When we did this we had a feeling this may be sub-optimal for systems
that have faster fence.i implementations (ie, coherent instruction
caches), but nobody's gotten around to doing that yet -- and maybe
there's no hardware that behaves this way. The rough plan was along the
lines of adding a prctl() where userspace can request the ability to
directly emit fence.i, which would then result in the kernel eagerly
emitting fence.i when scheduling. Some of the Java people have been
asking for this sort of feature.
From looking at the membarrier arch/scheduler hooks, I think we might
have a bug in our deferred icache flushing mechanism: specifically we
hook into switch_mm(), which this comment has me worried about
* When switching through a kernel thread, the loop in
* membarrier_{private,global}_expedited() may have observed that
* kernel thread and not issued an IPI. It is therefore possible to
* schedule between user->kernel->user threads without passing though
* switch_mm().
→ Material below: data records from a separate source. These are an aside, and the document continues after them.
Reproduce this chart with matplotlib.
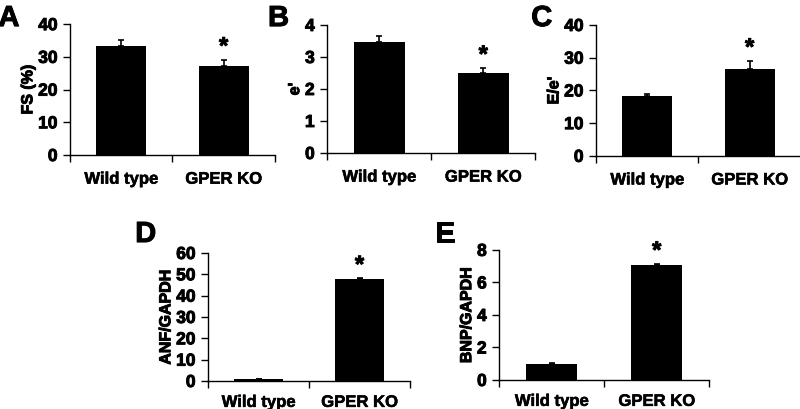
import matplotlib
matplotlib.use("Agg")
import matplotlib.pyplot as plt
import matplotlib.patheffects as pe
from matplotlib.ticker import FixedLocator, NullFormatter, FixedFormatter
from matplotlib.font_manager import FontProperties

plt.rcParams['font.family'] = ['Liberation Sans', 'DejaVu Sans']
plt.rcParams['font.weight'] = 'bold'
plt.rcParams['axes.labelweight'] = 'bold'

groups = ["Wild type", "GPER KO"]

fs_vals = [33.4, 27.1]
fs_err = [1.7, 2.0]
e_vals = [3.46, 2.51]
e_err = [0.21, 0.14]
ee_vals = [18.3, 26.6]
ee_err = [0.6, 2.4]
anf_vals = [1.0, 47.7]
anf_err = [0.1, 0.4]
bnp_vals = [1.0, 7.08]
bnp_err = [0.02, 0.05]

panels = [
    dict(letter="A", vals=fs_vals, err=fs_err, ylabel="FS (%)", ymax=40, yticks=[0, 10, 20, 30, 40],
         rect=[0.0875, 0.621, 0.256, 0.320], lpos=(-0.002, 0.99), pad=12),
    dict(letter="B", vals=e_vals, err=e_err, ylabel="e'", ymax=4, yticks=[0, 1, 2, 3, 4],
         rect=[0.409, 0.626, 0.260, 0.313], lpos=(0.335, 0.99), pad=12),
    dict(letter="C", vals=ee_vals, err=ee_err, ylabel="E/e'", ymax=40, yticks=[0, 10, 20, 30, 40],
         rect=[0.745, 0.619, 0.256, 0.320], lpos=(0.664, 0.99), pad=12),
    dict(letter="D", vals=anf_vals, err=anf_err, ylabel="ANF/GAPDH", ymax=60, yticks=[0, 10, 20, 30, 40, 50, 60],
         rect=[0.26, 0.0685, 0.2525, 0.313], lpos=(0.169, 0.462), pad=10),
    dict(letter="E", vals=bnp_vals, err=bnp_err, ylabel="BNP/GAPDH", ymax=8, yticks=[0, 2, 4, 6, 8],
         rect=[0.624, 0.071, 0.2625, 0.318], lpos=(0.544, 0.462), pad=10),
]

def fp(size):
    return FontProperties(family=['Liberation Sans', 'DejaVu Sans'], weight='bold', size=size)

heavy = [pe.withStroke(linewidth=0.7, foreground="black")]
light = [pe.withStroke(linewidth=0.4, foreground="black")]

fig = plt.figure(figsize=(8, 4.09), dpi=100)

for p in panels:
    ax = fig.add_axes(p["rect"])
    x = [0, 1]
    ax.bar(x, p["vals"], width=0.49, color="black", zorder=2)
    ax.errorbar(x, p["vals"], yerr=[[0, 0], p["err"]], fmt="none", ecolor="black",
                elinewidth=1.2, capsize=2, capthick=1.2, zorder=3)
    ax.set_xlim(-0.5, 1.5)
    ax.set_ylim(0, p["ymax"])
    ax.set_yticks(p["yticks"])
    ax.set_yticklabels([str(t) for t in p["yticks"]])
    for lab in ax.get_yticklabels():
        lab.set_fontproperties(fp(12.5))
        lab.set_path_effects(heavy)
    ax.xaxis.set_major_locator(FixedLocator([-0.5, 0.5, 1.5]))
    ax.xaxis.set_major_formatter(NullFormatter())
    ax.xaxis.set_minor_locator(FixedLocator([0, 1]))
    ax.xaxis.set_minor_formatter(FixedFormatter(groups))
    ax.tick_params(axis="x", which="minor", length=0, pad=p["pad"])
    for lab in ax.get_xticklabels(minor=True):
        lab.set_fontproperties(fp(12))
        lab.set_path_effects(light)
    ax.tick_params(axis="x", which="major", length=5, width=1, direction="out")
    ax.tick_params(axis="y", length=5, width=1, direction="out", pad=4)
    for s in ["top", "right"]:
        ax.spines[s].set_visible(False)
    for s in ["left", "bottom"]:
        ax.spines[s].set_linewidth(1)
    yl = ax.set_ylabel(p["ylabel"], fontproperties=fp(11.5), labelpad=2)
    yl.set_path_effects(heavy)
    top = p["vals"][1] + p["err"][1]
    ax.annotate("*", xy=(1, top), xytext=(0, 1), textcoords="offset points",
                ha="center", va="bottom", fontproperties=fp(17), path_effects=heavy)
    fig.text(p["lpos"][0], p["lpos"][1], p["letter"], fontproperties=fp(21),
             ha="left", va="top", path_effects=heavy)

fig.savefig("out.png", dpi=100)
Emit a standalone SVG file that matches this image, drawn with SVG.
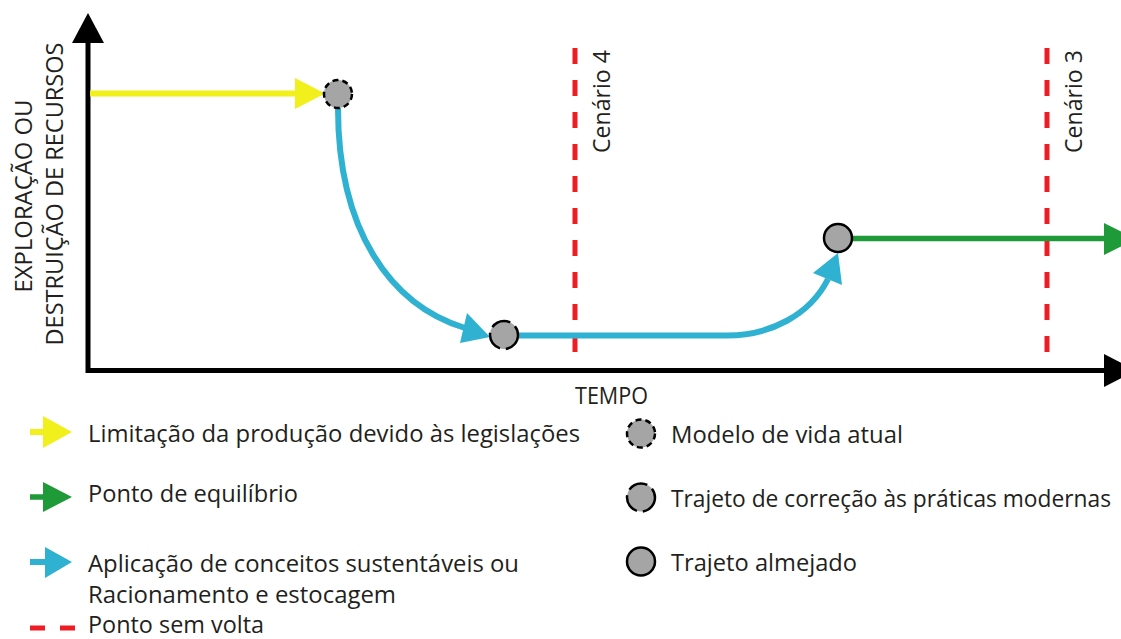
<svg xmlns="http://www.w3.org/2000/svg" width="1121" height="639" viewBox="0 0 1121 639">
<style>
text{font-family:"Open Sans","Noto Sans","Liberation Sans",sans-serif;fill:#231f20;font-size:24px}
.axis{stroke:#000;stroke-width:5;fill:none}
.head-k{fill:#000}
.yel{stroke:#f2f01c;stroke-width:6;fill:none}
.yelh{fill:#f2f01c}
.grn{stroke:#1f9a38;stroke-width:5.5;fill:none}
.grnh{fill:#1f9a38}
.blu{stroke:#2fb1d2;stroke-width:6;fill:none}
.bluh{fill:#2fb1d2}
.red{stroke:#ee1c24;stroke-width:5;fill:none;stroke-dasharray:16 16}
.node{fill:#a5a5a5;stroke:#000;stroke-width:2.5}
.d-short{stroke-dasharray:6 4}
.d-long{stroke-dasharray:20 6}
</style>

<g id="axes">
  <line class="axis" x1="88" y1="40" x2="88" y2="373"/>
  <polygon class="head-k" points="72,43 88,13 104,43"/>
  <line class="axis" x1="86" y1="370.5" x2="1106" y2="370.5"/>
  <polygon class="head-k" points="1104,354 1136,370.5 1104,387"/>
  <text transform="translate(32,196) rotate(-90)" text-anchor="middle" font-size="25" textLength="193" lengthAdjust="spacingAndGlyphs">EXPLORAÇÃO OU</text>
  <text transform="translate(63,194) rotate(-90)" text-anchor="middle" font-size="25" textLength="303" lengthAdjust="spacingAndGlyphs">DESTRUIÇÃO DE RECURSOS</text>
  <text x="575" y="404" textLength="73" lengthAdjust="spacingAndGlyphs">TEMPO</text>
</g>

<g id="scenario4">
  <line class="red" x1="575" y1="352" x2="575" y2="47"/>
  <text transform="translate(610,50) rotate(-90)" text-anchor="end" textLength="103" lengthAdjust="spacingAndGlyphs">Cenário 4</text>
</g>
<g id="scenario3">
  <line class="red" x1="1047" y1="352" x2="1047" y2="47"/>
  <text transform="translate(1082,50) rotate(-90)" text-anchor="end" textLength="103" lengthAdjust="spacingAndGlyphs">Cenário 3</text>
</g>

<g id="connectors">
  <line class="yel" x1="90" y1="93.5" x2="300" y2="93.5"/>
  <polygon class="yelh" points="295,78 325,93.5 295,109"/>
  <path class="blu" d="M338,108 C338,230 390,305 465,328"/>
  <polygon class="bluh" points="460,343 490,337 467,313"/>
  <path class="blu" d="M519,335.5 L727,335.5 C770,335.5 810,315 828,279"/>
  <polygon class="bluh" points="813,273 838,253 842,285"/>
  <line class="grn" x1="853" y1="238.5" x2="1106" y2="238.5"/>
  <polygon class="grnh" points="1104,223 1136,239 1104,255"/>
</g>

<g id="node-atual">
  <circle class="node d-short" cx="338" cy="94" r="14"/>
</g>
<g id="node-correcao">
  <circle class="node d-long" cx="504" cy="335" r="14"/>
</g>
<g id="node-almejado">
  <circle class="node" cx="838" cy="238" r="14"/>
</g>

<g id="legend-yellow">
  <line class="yel" x1="30" y1="432" x2="48" y2="432"/>
  <polygon class="yelh" points="43,416 72,432 43,448"/>
  <text x="88" y="442" textLength="492" lengthAdjust="spacingAndGlyphs">Limitação da produção devido às legislações</text>
</g>
<g id="legend-green">
  <line class="grn" x1="30" y1="497" x2="48" y2="497"/>
  <polygon class="grnh" points="43,482 72,497 43,512"/>
  <text x="88" y="502" textLength="210" lengthAdjust="spacingAndGlyphs">Ponto de equilíbrio</text>
</g>
<g id="legend-blue">
  <line class="blu" x1="30" y1="562" x2="50" y2="562"/>
  <polygon class="bluh" points="45,547 72,562 45,578"/>
  <text x="88" y="572" textLength="431" lengthAdjust="spacingAndGlyphs">Aplicação de conceitos sustentáveis ou</text>
  <text x="88" y="603" textLength="308" lengthAdjust="spacingAndGlyphs">Racionamento e estocagem</text>
</g>
<g id="legend-red">
  <line class="red" x1="30" y1="628" x2="75" y2="628" style="stroke-dasharray:15 15"/>
  <text x="88" y="633" font-size="23" textLength="176" lengthAdjust="spacingAndGlyphs">Ponto sem volta</text>
</g>
<g id="legend-atual">
  <circle class="node d-short" cx="641" cy="433.5" r="14"/>
  <text x="671" y="443" textLength="232" lengthAdjust="spacingAndGlyphs">Modelo de vida atual</text>
</g>
<g id="legend-correcao">
  <circle class="node d-long" cx="641" cy="497.5" r="14"/>
  <text x="671" y="507" font-size="22" textLength="440" lengthAdjust="spacingAndGlyphs">Trajeto de correção às práticas modernas</text>
</g>
<g id="legend-almejado">
  <circle class="node" cx="641" cy="561.5" r="14"/>
  <text x="671" y="571" textLength="186" lengthAdjust="spacingAndGlyphs">Trajeto almejado</text>
</g>
</svg>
Membarrier requires a barrier after storing to
* rq->curr, before returning to userspace, so provide them here:
Even if there's not a bug in the RISC-V stuff, it seems that we've ended
up with pretty similar schemes here and we could remove some
arch-specific code by de-duplicating things -- IIRC there was no
membarrier when we did the original port, so I think we've just missed a
cleanup opportunity.
So I'd propose doing the following:
* Pick up a patch like this. Mmaybe exactly this, I'm going to give it
a proper review to make sure.
* Remove the RISC-V implemenation of deferred icache flushes and instead
just call into membarrier. We might need to add some more bookkeeping
here, but from a quick look it seems membarrier is doing pretty much
the same thing.
* Implement that prctl that allows userspace to ask for permission to do
direct fence.i instructions -- sort of a different project, but if
we're going to be tearing into all this code we might as well do it
now.
Charlie is volunteering to do the work here, so hopefully we'll have
something moving forward.
Andrea